ONS, to be held April 3-6 at the Santa Clara Convention Center, promises to be the largest, most comprehensive and most innovative networking and orchestration event of the year. The private innovation forum will take place the second day of ONS to gather executive leaders from a cross-section of the industry, including enterprise, carriers and cloud providers, startups and VCs, and others in the networking ecosystem.
In this informational Q&A, Arpit Joshipura, general manager of networking and orchestration at The Linux Foundation, discusses why he organized a think tank event for networking industry executives and what they’ll likely discuss.
Linux.com: Why are you holding a leadership event for open networking executives at ONS?
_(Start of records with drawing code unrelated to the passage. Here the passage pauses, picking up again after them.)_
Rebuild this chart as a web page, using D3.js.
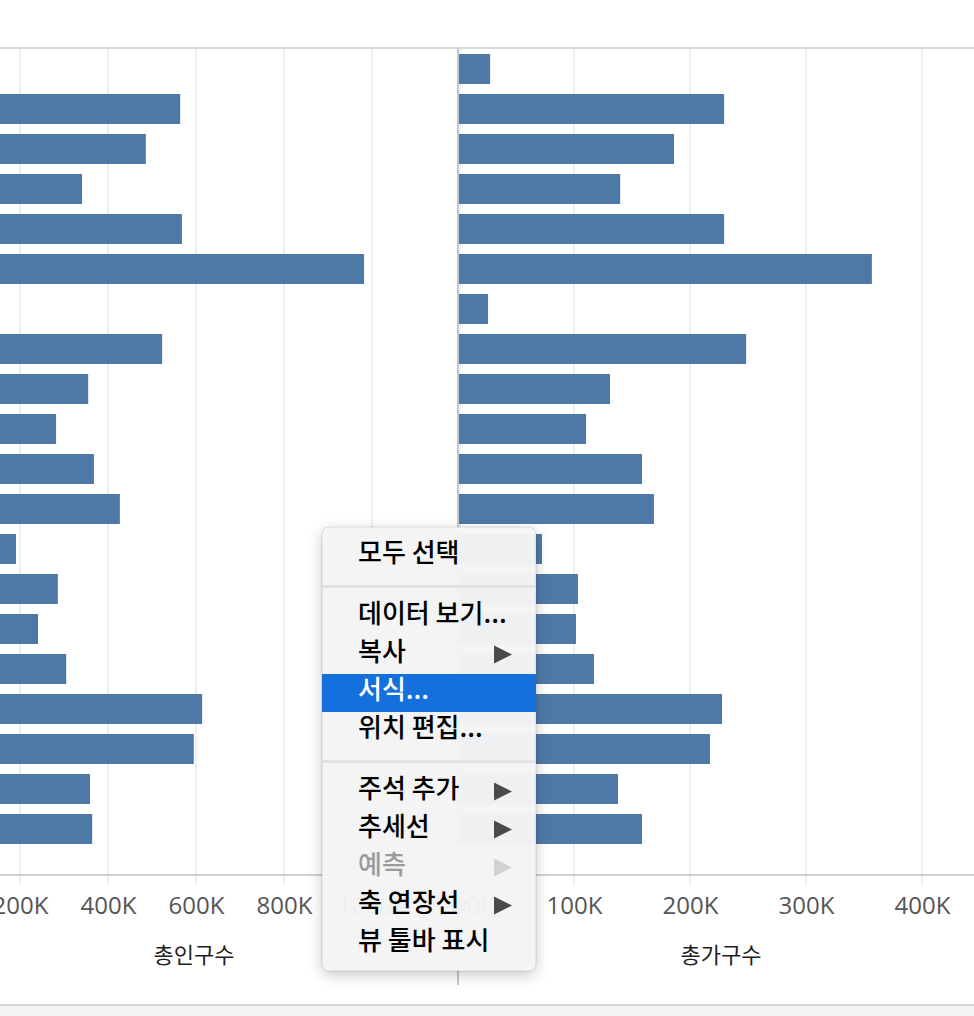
<!DOCTYPE html>
<html>
<head>
<meta charset="utf-8">
<script src="https://cdn.jsdelivr.net/npm/d3@7"></script>
<style>
  html, body { margin: 0; padding: 0; background: #fff; }
  svg { display: block; }
  .tick-label { font-family: "Open Sans", sans-serif; font-size: 24px; fill: #555; }
  .axis-title { font-family: "Noto Sans CJK KR", sans-serif; font-size: 22px; fill: #1e1e1e; }
  .menu-item { font-family: "Noto Sans CJK KR", sans-serif; font-size: 26px; font-weight: 500; }
</style>
</head>
<body>
<svg id="chart" width="974" height="1016"></svg>
<script>
// Row names are cut off in the picture, so the categories are placeholders
const categories = d3.range(1, 21).map(i => '지역 ' + i);

// 총인구수 per row (the 1st and 7th bars end left of the visible area)
const population = [
  60000, 564000, 486000, 341000, 568000, 982000, 55000, 523000, 355000, 282000,
  368000, 427000, 191000, 286000, 241000, 305000, 614000, 595000, 359000, 364000
];

// 총가구수 per row
const households = [
  27700, 229400, 186200, 139800, 229400, 356800, 25900, 248400, 131000, 110400,
  158600, 168900, 72400, 103400, 101700, 117200, 227600, 217200, 137900, 158600
];

const popTicks = [0, 200000, 400000, 600000, 800000, 1000000, 1200000];
const hhTicks = [0, 100000, 200000, 300000, 400000];

const measureTitles = ['총인구수', '총가구수'];

// Context menu entries; null marks a separator
const menuItems = [
  { label: '모두 선택' },
  null,
  { label: '데이터 보기...' },
  { label: '복사', sub: true },
  { label: '서식...', active: true },
  { label: '위치 편집...' },
  null,
  { label: '주석 추가', sub: true },
  { label: '추세선', sub: true },
  { label: '예측', sub: true, disabled: true },
  { label: '축 연장선', sub: true },
  { label: '뷰 툴바 표시' }
];

const W = 974, H = 1016;
const plotTop = 48, axisY = 875, divider = 458;
const barColor = '#4e79a7';
const fmtK = d => (d / 1000) + 'K';

const svg = d3.select('#chart');

// Bottom strip
svg.append('rect').attr('x', 0).attr('y', 1005).attr('width', W).attr('height', H - 1005).attr('fill', '#f3f3f3');
svg.append('line').attr('x1', 0).attr('x2', W).attr('y1', 1005).attr('y2', 1005)
  .attr('stroke', '#d4d4d4').attr('stroke-width', 2);

const yScale = d3.scaleBand()
  .domain(categories)
  .range([plotTop + 1, plotTop + 1 + categories.length * 40])
  .paddingInner(0.25)
  .paddingOuter(0.125);

const panels = [
  {
    values: population,
    ticks: popTicks,
    x: d3.scaleLinear().domain([0, 1200000]).range([-68, 460]),
    titleX: 194
  },
  {
    values: households,
    ticks: hhTicks,
    x: d3.scaleLinear().domain([0, 450000]).range([divider, divider + 4.5 * 116]),
    titleX: 721
  }
];

panels.forEach((p, i) => {
  const g = svg.append('g').attr('class', 'panel-' + i);

  // Gridlines with their tick stubs below the axis
  g.selectAll('.grid')
    .data(p.ticks.filter(t => t > 0))
    .join('line')
      .attr('class', 'grid')
      .attr('x1', d => p.x(d)).attr('x2', d => p.x(d))
      .attr('y1', plotTop).attr('y2', axisY + 10)
      .attr('stroke', '#efefef')
      .attr('stroke-width', 2);

  g.selectAll('.bar')
    .data(p.values)
    .join('rect')
      .attr('class', 'bar')
      .attr('x', p.x(0))
      .attr('y', (d, j) => yScale(categories[j]))
      .attr('width', d => p.x(d) - p.x(0))
      .attr('height', yScale.bandwidth())
      .attr('fill', barColor);

  // Axis from d3, then restyled to look like Tableau
  const axis = d3.axisBottom(p.x)
    .tickValues(p.ticks)
    .tickFormat(fmtK)
    .tickSize(0)
    .tickPadding(22);
  const axisG = g.append('g')
    .attr('transform', `translate(0,${axisY})`)
    .call(axis);
  axisG.select('.domain').remove();
  axisG.selectAll('text')
    .attr('class', 'tick-label')
    .attr('font-size', null)
    .attr('font-family', null)
    .attr('fill', null);

  g.append('text')
    .attr('class', 'axis-title')
    .attr('x', p.titleX)
    .attr('y', 963)
    .attr('text-anchor', 'middle')
    .text(measureTitles[i]);
});

// Frame lines
svg.append('line').attr('x1', 0).attr('x2', W).attr('y1', plotTop).attr('y2', plotTop)
  .attr('stroke', '#cccccc').attr('stroke-width', 1.5);
svg.append('line').attr('x1', 0).attr('x2', W).attr('y1', axisY).attr('y2', axisY)
  .attr('stroke', '#cfcfcf').attr('stroke-width', 2);
svg.append('line').attr('x1', divider).attr('x2', divider).attr('y1', plotTop).attr('y2', 985)
  .attr('stroke', '#c8c8c8').attr('stroke-width', 2);

// ---- Context menu overlay ----
const defs = svg.append('defs');
const shadow = defs.append('filter').attr('id', 'menu-shadow')
  .attr('x', '-20%').attr('y', '-20%').attr('width', '140%').attr('height', '140%');
shadow.append('feDropShadow')
  .attr('dx', 0).attr('dy', 4).attr('stdDeviation', 7)
  .attr('flood-color', '#000').attr('flood-opacity', 0.22);

const menu = { x: 322, y: 527, w: 214, rowH: 38, sepH: 23, padTop: 10 };

// Work out row positions
let cursor = menu.y + menu.padTop;
const rows = menuItems.map(item => {
  const r = { item, y: cursor };
  cursor += item ? menu.rowH : menu.sepH;
  return r;
});
menu.h = cursor + 8 - menu.y;

const mg = svg.append('g').attr('class', 'context-menu');
mg.append('rect')
  .attr('x', menu.x).attr('y', menu.y)
  .attr('width', menu.w).attr('height', menu.h)
  .attr('rx', 7)
  .attr('fill', 'rgba(245,245,246,0.96)')
  .attr('stroke', 'rgba(0,0,0,0.12)')
  .attr('stroke-width', 1)
  .attr('filter', 'url(#menu-shadow)');

rows.filter(r => !r.item).forEach(r => {
  mg.append('rect')
    .attr('x', menu.x).attr('y', r.y + menu.sepH / 2 - 1.5)
    .attr('width', menu.w).attr('height', 3)
    .attr('fill', '#e2e2e2');
});

rows.filter(r => r.item).forEach(r => {
  const it = r.item;
  if (it.active) {
    mg.append('rect')
      .attr('x', menu.x).attr('y', r.y)
      .attr('width', menu.w).attr('height', menu.rowH)
      .attr('fill', '#1470dc');
  }
  const color = it.active ? '#fff' : it.disabled ? '#9b9b9b' : '#000';
  mg.append('text')
    .attr('class', 'menu-item')
    .attr('x', menu.x + 36)
    .attr('y', r.y + 25)
    .attr('fill', color)
    .text(it.label);
  if (it.sub) {
    const cy = r.y + menu.rowH / 2 - 0.5;
    const ax = menu.x + 172;
    mg.append('path')
      .attr('d', `M${ax},${cy - 9}L${ax + 18},${cy}L${ax},${cy + 9}Z`)
      .attr('fill', it.disabled ? '#d2d2d2' : '#4a4a4a');
  }
});
</script>
</body>
</html>
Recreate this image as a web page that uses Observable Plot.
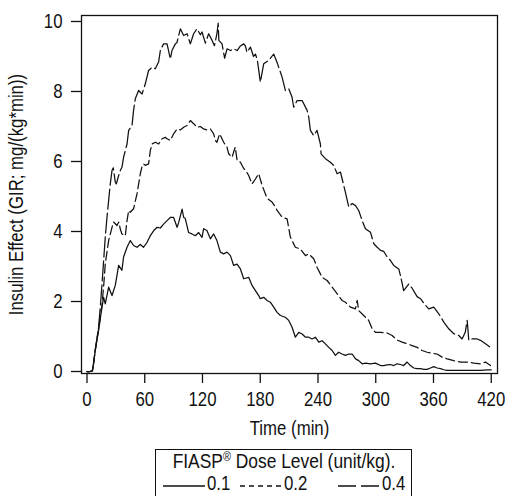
<!DOCTYPE html>
<html>
<head>
<meta charset="utf-8">
<script src="https://cdn.jsdelivr.net/npm/d3@7"></script>
<script src="https://cdn.jsdelivr.net/npm/@observablehq/plot@0.6"></script>
<style>
  body { margin: 0; background: #fff; }
  #wrap { position: relative; width: 505px; height: 496px; overflow: hidden; font-family: "Liberation Sans", Arial, sans-serif; color: #111; }
  #legend { position: absolute; left: 155px; top: 449px; width: 257px; height: 60px; border: 1.3px solid #111; box-sizing: border-box; font-size: 20px; }
  #legend .ttl { position: absolute; left: 0; right: 0; top: 1px; line-height: 20px; white-space: nowrap; text-align: center; }
  #legend .ttl span.in { display: inline-block; transform: scaleX(0.87); transform-origin: 50% 50%; }
  #legend .ttl sup { font-size: 0.62em; vertical-align: 0.55em; line-height: 0; }
  #legend .row { position: absolute; left: 0; top: 23px; width: 100%; height: 22px; }
  #legend .item { position: absolute; top: 0; white-space: nowrap; line-height: 20px; }
  #legend .item svg { vertical-align: middle; position: relative; top: 1px; }
  #legend .item span { display: inline-block; transform: scaleX(0.84); transform-origin: 0 50%; margin-left: 2px; }
</style>
</head>
<body>
<div id="wrap"></div>
<script>
// ---- data ----
const doses = ["0.1", "0.2", "0.4"];
const xTicks = [0, 60, 120, 180, 240, 300, 360, 420];
const yTicks = [0, 2, 4, 6, 8, 10];
const xLabel = "Time (min)";
const yLabel = "Insulin Effect (GIR; mg/(kg*min))";
const legendTitle = "FIASP® Dose Level (unit/kg).";

const t01 = [0,3,5.6,6.9,8.6,12,15.6,17.3,19,22.5,26,29.4,32.9,36.3,38,41.6,45,48.4,52,55.4,58.8,62.4,65.8,69.2,72.8,76.2,79.6,83.2,86.6,90,93.6,95.3,98.8,100.5,102,105.6,109,112.6,116,119.5,121.2,124.6,128.2,131.6,135,138.6,142,145.5,149,152.4,155.9,159.4,162.8,168,171.5,175,178.4,180,183.6,187.1,190.5,194,197.5,201,206,209.6,213,216.5,220,223.5,227,230.4,233.9,237.3,240.8,244.3,247.7,251.2,254.7,258.1,261.5,265,268.5,272,275.5,279,282.3,285.9,289.4,294.5,299.7,305,308.3,311.8,315.3,318.7,322.2,325.7,329,332.6,336,339.5,343,346.5,350,353.4,356.9,360.3,363.8,367.3,370.7,374.2,381,388,395,401.9,408.8,415.8,420];
const y01 = [0,0,0.02,0.23,0.6,1.17,1.84,2.12,1.93,2.41,2.17,2.46,3.03,2.89,3.27,3.55,3.74,3.6,3.55,3.63,3.55,3.69,3.88,4.02,4.12,4.1,4.21,4.31,4.4,4.4,4.12,4.26,4.64,4.4,4.38,3.97,3.93,3.88,3.97,3.83,4.08,4.03,3.79,3.93,3.74,3.41,3.36,3.41,3.31,3.03,3.07,2.93,2.65,2.69,2.46,2.31,2.17,2.08,2.12,2.03,1.98,1.84,1.69,1.6,1.55,1.46,1.27,0.98,1.12,1.07,0.98,0.98,0.93,0.98,0.84,0.88,0.79,0.69,0.6,0.46,0.55,0.5,0.46,0.5,0.5,0.36,0.31,0.22,0.24,0.22,0.24,0.17,0.17,0.19,0.2,0.17,0.22,0.2,0.17,0.27,0.17,0.1,0.08,0.08,0.06,0.06,0.1,0.14,0.1,0.08,0.05,0.03,0.03,0.03,0.03,0.03,0.03,0.05,0.05];

const t02 = [0,3,5.6,6.9,8.6,12,15.6,17.5,19,22.5,26,27.7,31.2,33,34.6,36.3,39.8,41.6,43.3,45,48.4,52,55.4,57,58.8,60.6,64,65.8,67.5,71,74.5,78,81.4,83.1,86.6,90,93.6,97,100.4,104,107.4,110.8,114.3,117.8,121.2,124.7,128.2,131.6,133.4,135,137.8,142,145.5,147.2,150.7,154,156,159.4,162.8,165,168,171.5,175,178.4,182,184,187.1,192.3,195.7,197.5,202.7,207.9,211.3,216.5,221.7,227,230.4,235.6,239,244.3,249.5,254.7,260,265,268.5,273.7,278.9,280.7,282.3,287.5,292.7,296.3,299.7,305,311.9,317,322.2,327.4,332.6,337.8,343,348.2,353.4,358.6,363.8,369,374.2,381,388,395,401.9,408.8,414,419.2];
const y02 = [0,0,0.02,0.25,0.62,1.2,1.9,2.5,3.08,3.74,4.12,4.27,4.17,4.27,4.07,3.93,3.88,4.31,4.6,4.55,4.65,5.08,5.65,5.84,5.93,5.89,5.93,6.31,6.5,6.55,6.5,6.65,6.69,6.65,6.6,6.79,6.93,6.9,6.98,7.03,7.17,7.08,6.98,7.0,6.93,6.9,6.93,6.79,6.6,6.55,6.79,6.55,6.41,6.22,6.12,6.41,6.03,5.98,5.8,5.74,5.6,5.36,5.5,5.65,5.31,5.17,4.95,4.84,4.7,4.6,4.41,4.36,3.84,3.55,3.5,3.31,3.36,3.22,2.98,2.69,2.6,2.41,2.22,2.03,1.98,1.84,1.79,2.03,1.74,1.6,1.46,1.22,1.12,1.12,1.1,1.03,0.9,0.84,0.79,0.74,0.69,0.6,0.55,0.52,0.5,0.41,0.36,0.31,0.27,0.27,0.24,0.22,0.27,0.17];

const t04 = [0,3,5.6,6.9,8.6,12,14,15.6,17.3,19,20.8,22.5,24.2,26,27.3,29.4,30.5,32.9,34.6,36.4,38,41.6,43.3,46.8,48.4,50.2,53.6,57.2,60.6,64,67.6,71,74.4,76.2,79.6,83.2,86.6,88.3,91.8,93.5,97,100.4,104,107.4,110.8,114.3,117.8,119.5,123,126.4,130,132.4,135,136.3,137,140.3,143,145.5,149,152.4,156,159.4,162.8,164.6,166.2,169.8,173,175,177,180.1,183.6,188.8,194,198,202.7,206.1,209.6,213,214.8,218.3,223.5,228.7,230.4,232.1,235.6,239,242.5,243.2,247.7,252.9,256.3,259.9,263.3,266,268.5,272,275.5,279,282.3,285.9,289.3,294.5,298,301.5,305,308.4,311.9,315.3,318.7,323.9,325.7,329,334.3,337.8,343,346.5,351.7,355,360.3,365.5,370.7,375.9,381,386.3,389.7,393,395,396.7,400,405.4,408.8,414,419.2];
const y04 = [0,0,0.02,0.25,0.62,1.25,1.9,2.5,3.17,3.84,4.41,4.89,5.36,5.74,5.82,5.41,5.36,5.6,5.74,5.84,6.12,6.5,6.89,7.03,7.46,7.79,8.03,7.93,8.22,8.6,8.69,8.65,8.84,9.17,9.36,9.36,8.93,9.17,9.36,9.4,9.79,9.6,9.65,9.36,9.65,9.79,9.62,9.7,9.38,9.65,9.46,9.31,9.65,9.95,9.46,9.36,8.95,9.22,9.17,9.22,9.17,9.3,9.36,9.3,9.12,9.27,9.0,9.07,8.9,8.27,8.79,8.89,9.07,8.79,8.41,8.03,8.08,7.84,7.55,7.74,7.74,7.46,7.27,6.89,6.74,6.89,6.5,6.22,6.08,5.98,5.89,5.65,5.7,5.4,5.12,4.7,4.8,4.74,4.6,4.31,4.08,3.98,3.65,3.55,3.46,3.43,3.27,3.17,3.03,2.93,2.74,2.31,2.5,2.38,2.14,2.08,1.89,1.79,1.84,1.65,1.41,1.22,1.08,1.03,0.93,1.12,1.46,0.89,0.93,0.93,0.89,0.79,0.69];

// ---- build ----
const series = [
  {dose: doses[0], t: t01, y: y01, dash: null},
  {dose: doses[1], t: t02, y: y02, dash: "9,4"},
  {dose: doses[2], t: t04, y: y04, dash: "20,4"}
];
const FONT = '"Liberation Sans", Arial, sans-serif';
const INK = "#111";
const SQUEEZE = 0.84; // emulate the condensed typeface of the reference

const lineMarks = series.map(s => {
  const rows = s.t.map((t, i) => ({t, v: s.y[i]}));
  return Plot.line(rows, {x: "t", y: "v", stroke: INK, strokeWidth: 1.25, strokeDasharray: s.dash, strokeLinejoin: "round"});
});

const H = 445;
const chart = Plot.plot({
  width: 505,
  height: H,
  marginLeft: 81,
  marginRight: 8,
  marginTop: 15,
  marginBottom: H - 373,
  style: {fontFamily: FONT, fontSize: "20px", color: INK, background: "#fff", overflow: "visible"},
  x: {domain: [-5.7, 426.5]},
  y: {domain: [-0.057, 10.171]},
  marks: [
    Plot.frame({stroke: INK, strokeWidth: 1.3}),
    Plot.axisX({ticks: xTicks, tickSize: 10, tickPadding: 8, tickFormat: d => String(d), label: xLabel, labelAnchor: "center", labelOffset: 61, labelArrow: "none", stroke: INK, strokeWidth: 1.3}),
    Plot.axisY({ticks: yTicks, tickSize: 10, tickPadding: 9, tickFormat: d => String(d), label: yLabel, labelAnchor: "center", labelOffset: 73, labelArrow: "none", stroke: INK, strokeWidth: 1.3}),
    ...lineMarks
  ]
});
// narrow every text horizontally about its own anchor
d3.select(chart).selectAll("text").each(function () {
  const tr = this.getAttribute("transform") || "";
  this.setAttribute("transform", tr + ` scale(${SQUEEZE},1)`);
});
const wrap = document.getElementById("wrap");
wrap.appendChild(chart);

// ---- legend ----
const legend = document.createElement("div");
legend.id = "legend";
const ttl = document.createElement("div");
ttl.className = "ttl";
const inner = document.createElement("span");
inner.className = "in";
const [pre, post] = legendTitle.split("®");
inner.append(pre);
const sup = document.createElement("sup");
sup.textContent = "®";
inner.append(sup, post);
ttl.appendChild(inner);
legend.appendChild(ttl);
const row = document.createElement("div");
row.className = "row";
const itemLeft = [7, 84, 182];
const swW = [42, 42, 42];
const legDash = [null, "5,4", "18,5"];
series.forEach((s, i) => {
  const it = document.createElement("span");
  it.className = "item";
  it.style.left = itemLeft[i] + "px";
  const svg = d3.create("svg").attr("width", swW[i]).attr("height", 10);
  svg.append("line").attr("x1", 0).attr("x2", swW[i]).attr("y1", 5).attr("y2", 5)
    .attr("stroke", INK).attr("stroke-width", 1.3).attr("stroke-dasharray", legDash[i]);
  it.appendChild(svg.node());
  const lab = document.createElement("span");
  lab.textContent = s.dose;
  it.appendChild(lab);
  row.appendChild(it);
});
legend.appendChild(row);
wrap.appendChild(legend);
</script>
</body>
</html>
Arpit Joshipura: ONS is a the largest networking event in Silicon Valley and attracts both developers and business executives. Executive leaders and creators of innovation need a neutral platform for discussion with other like-minded thought leaders. Linux Foundation serves as a catalyst to bring the top influencers together.
Linux.com: Who is invited?
Joshipura: Networking and Orchestration is a very innovative industry and touches many verticals and markets. We are working with key leaders to represent the entire ecosystem – all layers of the stack, from creators to end users across multiple industries. In addition, Silicon Valley is the innovation capital of the world and we will bring Venture Capitalists/Visionaries like Martin Casado from Andreessen Horowitz, and startup executives. A list of some of the confirmed attendees is available on our ONS Website (here)
Linux.com: What is the format?
Joshipura: We’ll hold roundtables, chats, and panels. The format is workshop-style brainstorming.
Linux.com: What will you discuss?
Joshipura: High-level topics for discussion include Architecture Harmonization, Business Models, Open Source Adoption catalysts and blockers, Innovative use cases, vendor research, and more. As the world of Software Defined Enterprise, Service Provider Network Automation and Cloud Technologies come together, there is a huge opportunity for collaboration on topics like 5G/Private Clouds/SDN/NFV that would have a huge impact on adjacent markets like Internet of Things (IoT), Artificial Intelligence (AI), Virtual Reality (VR) and Business Intelligence.
Linux.com: How will the outcome of the discussion be used?
Joshipura: This elite group will be collectively driving the vision and direction of the entire networking and orchestration industry for the next five years to come.
Linux.com: Will there be anything published about it afterward? Why is it closed to the press?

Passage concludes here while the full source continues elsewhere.